What about the cybersquatter? It seems strange that the Panelist scolded the Complainant for failing to settle the matter. What about the Respondent? Shouldn’t he have had to pay something? Why should the Panelist eat the entire $7500? Until the UDRP is amended to provide for costs and fees to be awarded, it makes little to no sense to settle a strong case once the complaint has been filed.

The Better Rule: I believe that the better rule in this kind of circumstance arose in Asphalt Research Technology, Inc. v. National Press & Publishing, Inc., WIPO Case No. D2000-1005.

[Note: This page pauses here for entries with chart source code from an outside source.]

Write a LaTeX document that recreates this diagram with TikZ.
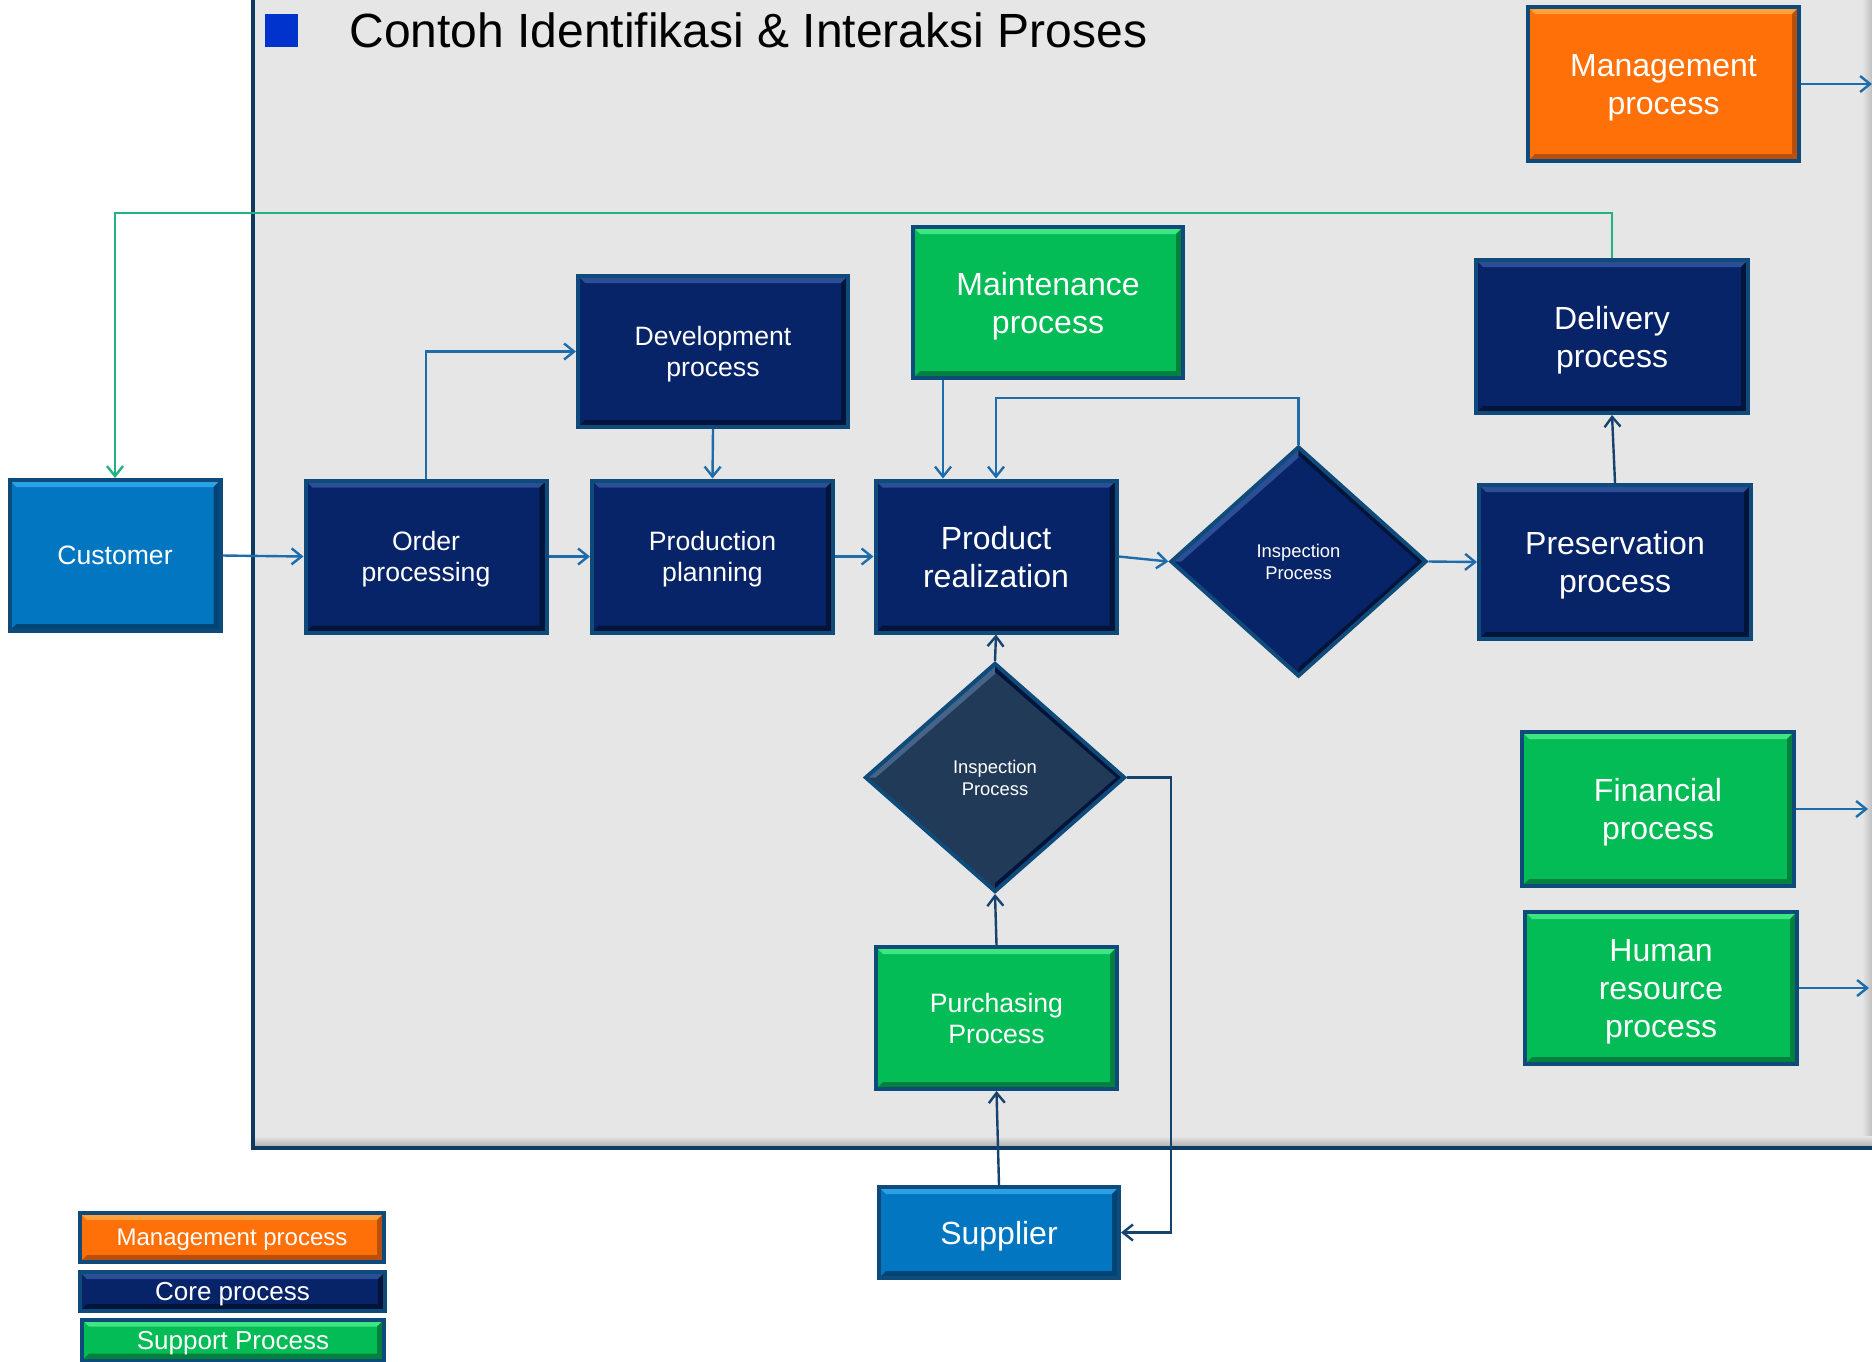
\documentclass[tikz,border=0pt]{standalone}
\usepackage{fontspec}
\setmainfont{Liberation Sans}
\usetikzlibrary{arrows.meta,shapes.geometric}

\definecolor{panelgray}{RGB}{230,230,230}
\definecolor{paneledge}{RGB}{14,58,98}
\definecolor{boxedge}{RGB}{14,74,122}
\definecolor{navyfill}{RGB}{8,36,104}
\definecolor{navytop}{RGB}{44,78,150}
\definecolor{navydark}{RGB}{3,20,58}
\definecolor{skyfill}{RGB}{2,118,192}
\definecolor{skytop}{RGB}{42,160,230}
\definecolor{skydark}{RGB}{1,68,118}
\definecolor{orangefill}{RGB}{255,112,8}
\definecolor{orangetop}{RGB}{255,160,58}
\definecolor{orangedark}{RGB}{186,78,12}
\definecolor{greenfill}{RGB}{4,188,86}
\definecolor{greentop}{RGB}{62,230,130}
\definecolor{greendark}{RGB}{3,128,62}
\definecolor{slatefill}{RGB}{32,58,88}
\definecolor{slatetop}{RGB}{70,100,135}
\definecolor{connblue}{RGB}{31,108,170}
\definecolor{conndark}{RGB}{22,66,110}
\definecolor{connteal}{RGB}{34,178,128}
\definecolor{titleblue}{RGB}{0,51,204}

\tikzset{
  % rectangular process box with a bevelled edge: fill, light rim, dark rim
  bevelbox/.style n args={3}{rectangle, fill=#1, draw=boxedge, line width=2pt,
    text=white, align=center, inner sep=0pt, text depth=0pt,
    path picture={
      \fill[#2] (path picture bounding box.north west) -- (path picture bounding box.north east)
        -- ([shift={(-3.5pt,-3.5pt)}]path picture bounding box.north east)
        -- ([shift={(3.5pt,-3.5pt)}]path picture bounding box.north west) -- cycle;
      \fill[#3] (path picture bounding box.north east) -- (path picture bounding box.south east)
        -- ([shift={(-3.5pt,3.5pt)}]path picture bounding box.south east)
        -- ([shift={(-3.5pt,-3.5pt)}]path picture bounding box.north east) -- cycle;
      \fill[#3] (path picture bounding box.south east) -- (path picture bounding box.south west)
        -- ([shift={(3.5pt,3.5pt)}]path picture bounding box.south west)
        -- ([shift={(-3.5pt,3.5pt)}]path picture bounding box.south east) -- cycle;
    }},
  % diamond decision box with a light upper-left rim and a dark lower-right rim
  bevelgem/.style n args={3}{diamond, fill=#1, draw=boxedge, line width=2pt,
    text=white, align=center, inner sep=0pt,
    path picture={
      \fill[#2] (path picture bounding box.west) -- (path picture bounding box.north)
        -- ([shift={(0pt,-5pt)}]path picture bounding box.north)
        -- ([shift={(5pt,0pt)}]path picture bounding box.west) -- cycle;
      \fill[#3] (path picture bounding box.north) -- (path picture bounding box.east)
        -- (path picture bounding box.south)
        -- ([shift={(0pt,4pt)}]path picture bounding box.south)
        -- ([shift={(-4pt,0pt)}]path picture bounding box.east)
        -- ([shift={(0pt,-4pt)}]path picture bounding box.north) -- cycle;
    }},
  coreproc/.style={bevelbox={navyfill}{navytop}{navydark}},
  suppproc/.style={bevelbox={greenfill}{greentop}{greendark}},
  mgmtproc/.style={bevelbox={orangefill}{orangetop}{orangedark}},
  outside/.style={bevelbox={skyfill}{skytop}{skydark}},
  bigtext/.style={font=\fontsize{16pt}{19pt}\selectfont},
  midtext/.style={font=\fontsize{13.3pt}{15.5pt}\selectfont},
  smalltext/.style={font=\fontsize{9.2pt}{11pt}\selectfont},
  conn/.style={draw=connblue, line width=1.2pt,
    -{Straight Barb[length=5pt,width=8pt,line width=1.2pt]}},
  conndk/.style={conn, draw=conndark},
  connfb/.style={conn, draw=connteal, line width=1.3pt},
}

\begin{document}
\begin{tikzpicture}[x=0.5pt, y=-0.5pt]
\useasboundingbox (0,0) rectangle (1872,1361);
\fill[white] (0,0) rectangle (1872,1361);

% grey frame of the organisation
\fill[panelgray] (253,-10) rectangle (1872,1148);
\shade[left color=panelgray, right color=black!25] (1862,-10) rectangle (1872,1146);
\shade[top color=panelgray, bottom color=black!30] (255,1136) rectangle (1872,1146);
\draw[paneledge, line width=2pt] (253,-10) -- (253,1148) -- (1872,1148);

% heading
\fill[titleblue] (265,14) rectangle (298,47);
\node[anchor=base west, font=\fontsize{24pt}{28pt}\selectfont, inner sep=0pt] (title)
  at (349,47) {Contoh Identifikasi \& Interaksi Proses};

% process boxes
\node[mgmtproc, bigtext, minimum width=135.5pt, minimum height=77pt] (mgmt) at (1663.5,84) {Management\\process};
\node[outside, midtext, minimum width=105.5pt, minimum height=75.5pt] (cust) at (115,555.5) {Customer};
\node[coreproc, midtext, minimum width=120.5pt, minimum height=76pt] (order) at (426,556.5) {Order\\processing};
\node[coreproc, midtext, minimum width=120.5pt, minimum height=76pt] (plan) at (712.5,556.5) {Production\\planning};
\node[coreproc, midtext, minimum width=135pt, minimum height=75.5pt] (dev) at (713,351.5) {Development\\process};
\node[coreproc, bigtext, minimum width=120.5pt, minimum height=76pt] (real) at (996,556.5) {Product\\realization};
\node[suppproc, bigtext, minimum width=135pt, minimum height=75.5pt] (maint) at (1048,302.5) {Maintenance\\process};
\node[coreproc, bigtext, minimum width=136pt, minimum height=76.5pt] (deliv) at (1612,336.5) {Delivery\\process};
\node[coreproc, bigtext, minimum width=136pt, minimum height=77pt] (pres) at (1615,562) {Preservation\\process};
\node[bevelgem={navyfill}{navytop}{navydark}, smalltext, minimum width=128pt, minimum height=115pt] (insp1) at (1298.5,561.5) {Inspection\\Process};
\node[bevelgem={slatefill}{slatetop}{navydark}, smalltext, minimum width=130pt, minimum height=114.5pt] (insp2) at (995,777.5) {Inspection\\Process};
\node[suppproc, midtext, minimum width=120.5pt, minimum height=71pt] (purch) at (996.5,1018) {Purchasing\\Process};
\node[outside, bigtext, minimum width=120pt, minimum height=45.5pt] (supp) at (999,1232.5) {Supplier};
\node[suppproc, bigtext, minimum width=136pt, minimum height=77pt] (fin) at (1658,809) {Financial\\process};
\node[suppproc, bigtext, minimum width=136pt, minimum height=76pt] (hr) at (1661,988) {Human\\resource\\process};

% legend
\node[mgmtproc, font=\fontsize{12pt}{14pt}\selectfont, minimum width=152pt, minimum height=24.5pt] (legm) at (232,1237.5) {Management process};
\node[coreproc, font=\fontsize{13pt}{15pt}\selectfont, minimum width=152.5pt, minimum height=19.5pt] (legc) at (232.5,1291.5) {Core process};
\node[suppproc, font=\fontsize{13pt}{15pt}\selectfont, minimum width=151pt, minimum height=20.5pt] (legs) at (233,1340) {Support Process};

% outputs leaving the frame
\coordinate (mgmtout) at (1872,84);
\coordinate (finout) at (1868,809);
\coordinate (hrout) at (1869,988);

% main flow
\draw[conn] (cust.east) -- (order.west);
\draw[conn] (order.east) -- (plan.west);
\draw[conn] (plan.east) -- (real.west);
\draw[conn] (order.north) |- (dev.west);
\draw[conn] (dev.south) -- (plan.north);
\draw[conn] ([xshift=-52.5pt]maint.south) -- ([xshift=-52.5pt]maint.south |- real.north);
\draw[conn] (real.east) -- (insp1.west);
\draw[conn] (insp1.north) -- ++(0,-46.5) -| (real.north);
\draw[conn] (insp1.east) -- (pres.west);
\draw[conndk] (pres.north) -- (deliv.south);
\draw[connfb] (deliv.north) -- ++(0,-45) -| (cust.north);

% purchasing chain
\draw[conndk] (insp2.north) -- (real.south);
\draw[conndk] (purch.north) -- (insp2.south);
\draw[conndk] (supp.north) -- (purch.south);
\draw[conndk] (insp2.east) -- ++(44,0) |- (supp.east);

% support and management outputs
\draw[conn] (mgmt.east) -- (mgmtout);
\draw[conn] (fin.east) -- (finout);
\draw[conn] (hr.east) -- (hrout);
\end{tikzpicture}
\end{document}
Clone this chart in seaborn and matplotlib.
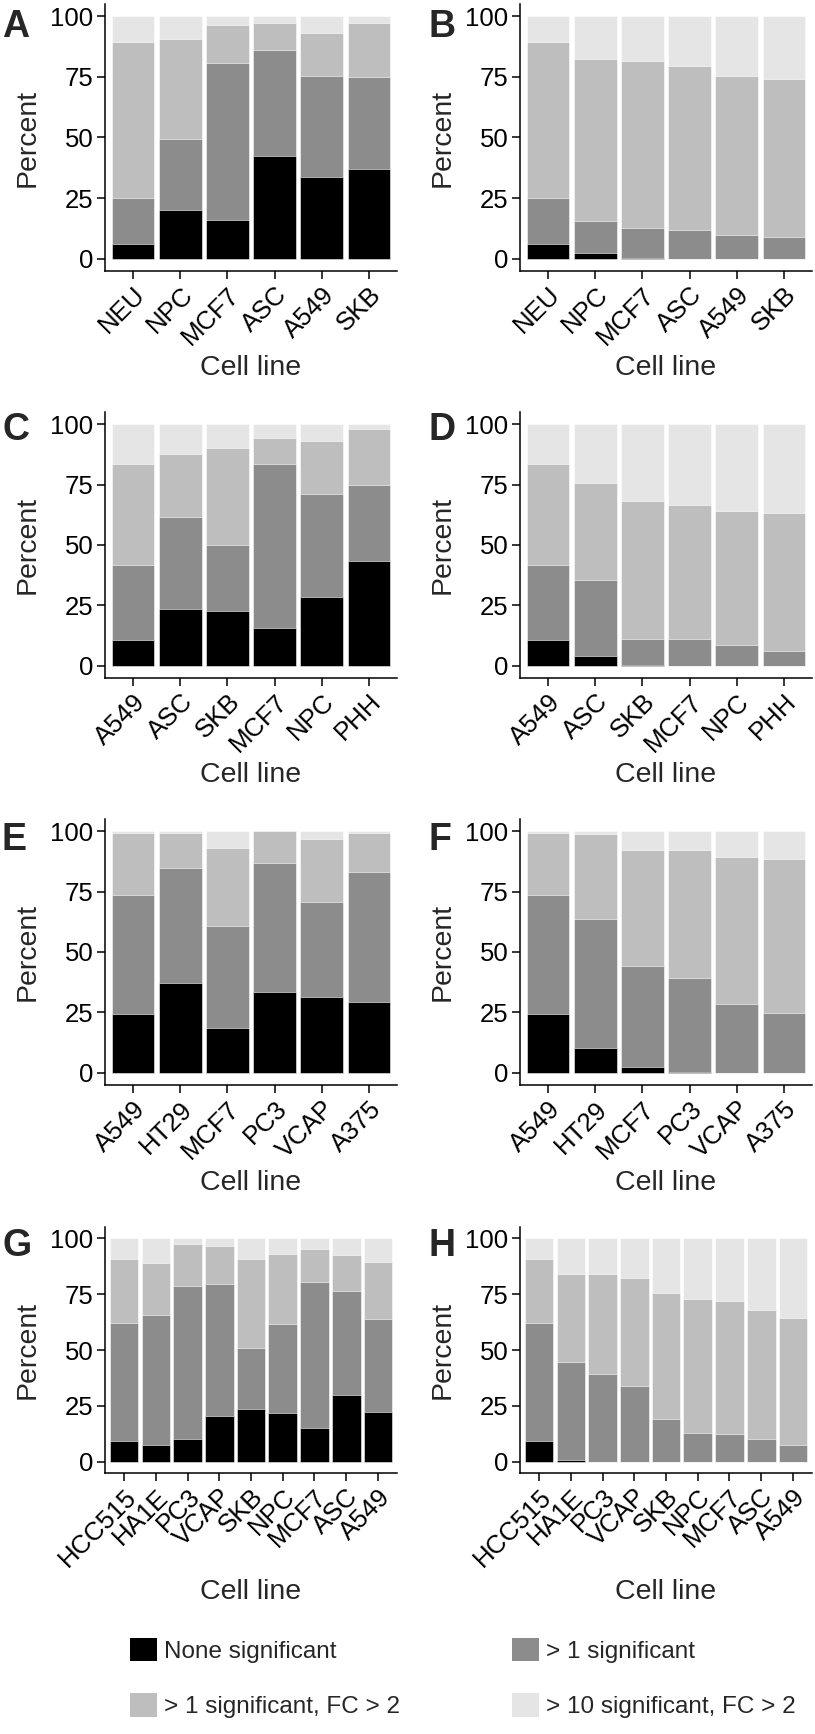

In that case, the Complainant also made first contact by way of a UDRP complaint. Under the particular facts of that case, the panel held:

[U]nder the facts of this case, in which the Complainant produced no evidence that it had attempted to contact the Respondent and negotiate a resolution of the matter prior to initiating the panel proceeding, and where the domain name at issue consists of a well known common, descriptive English phrase, and where the Complainant knew that Respondent had registered for sale other domain names all of which consist of common and/or descriptive words and phrases together with the generic Top Level Domain names, the Panel is of the opinion that this proceeding was brought in bad faith and constitutes an attempt at Reverse Domain Name Highjacking.

While I disagree with the rule’s application to the facts of that particular case, I do agree with the rule itself. If the Complainant’s case is clearly specious to begin with, and the first contact is by way of filing a complaint under the UDRP, then the panel should find RDNH.

Sidebar: As a practical matter, I do not think that a respondent should ever ask for a finding of RDNH. RDNH requests are foolish. The respondent gets nothing more from an RDNH finding than he gets from a regular victory, except opening the door to a panel allowing a rebuttal.

Consider Louis Vuitton Malletier S.A. v. Manifest Information Services c/o Manifest Hostmaster, NAF Case 796276. In that case, the complainant, Louis Vuitton, went after the domain One can clearly see the weak theory of Vuitton’s case — that LV is their exclusive dominion. However, you certainly don’t need to think very hard to see how this is a case of the complainant simply coveting the respondent’s domain — not a legitimate UDRP action. The respondent’s attorney very intelligently declined to seek RDNH and simply took a straight victory.